Ian Stokes, president of the Stephenville Downtown Business Improvement Area, poses below one of the street lamps on Main Street in Stephenville that is not working. The light is located in the middle of the wreath in the background.
Ian Stokes, president of the Stephenville Downtown Business Improvement Area, poses below one of the street lamps on Main Street in Stephenville that is not working. The light is located in the middle of the wreath in the background. - Frank Gale

The Town of Stephenville has been receiving complaints about street lights out on Main Street and it’s an issue the Stephenville Downtown Business Improvement Area (BIA) has been working on for some time.

Ian Stokes, president of the BIA, said there has been a continuous issue with water getting in the heads of the street lamps on both sides of the street and causing circuit boards to burn out.

When the new lamps on the south side of the street were installed, LED technology was used and it was decided to switch out the other side, which originally went in seven years ago with the same technology.

Eli White, account manager with Guillevin International Company out of Corner Brook, which supplied the lamps through Cyclone Lighting, explained that the north side lamps — which had metal-halide bulbs — worked great for a number of years until they were switched to the LED retrofitted lamps.

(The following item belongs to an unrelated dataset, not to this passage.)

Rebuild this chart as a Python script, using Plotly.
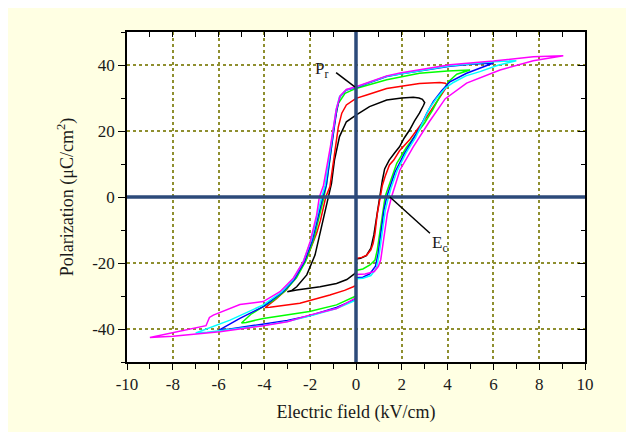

White said the manufacturer is trying to fix an engineering defect in the lamps, which have an (Ingress Protection) IP-65 rating that would be OK in some environments, but not in Newfoundland with wind-driven sleet, rain and snow.

White said a number of LED boards in the lights have been fixed, but Stokes said the problem now is that the parts for them are obsolete.

Cylcone Lighting is going to honour the warranty for the more recent lamps on the south side of Main Street and replace them at no cost to the Stephenville BIA with a new IP-66 rated fixture that should handle the local environment.

White said the new heads for the lights are expected to arrive early in the new year.

Stokes said when the heads are replaced on the south side of the street, other working heads from the north side will be utilized until they are eventually able to get those replaced.

He said to his knowledge there are seven lights not working, and according to how many burn out, there could be some areas on the north side of Main Street in the dark this winter.

In addition to straightening out the lighting on Main Street, Stokes said the BIA plans to continue the street light project and go down Zion Drive to Prince Rupert Drive, where they will extend the length of that street on the north side.

Mayor Tom Rose sees the lighting issue as a major safety concern and said poor lighting can lead to vehicle accidents, the risk of vandalism and break-ins.

He said the sooner this problem can be dealt with, the better.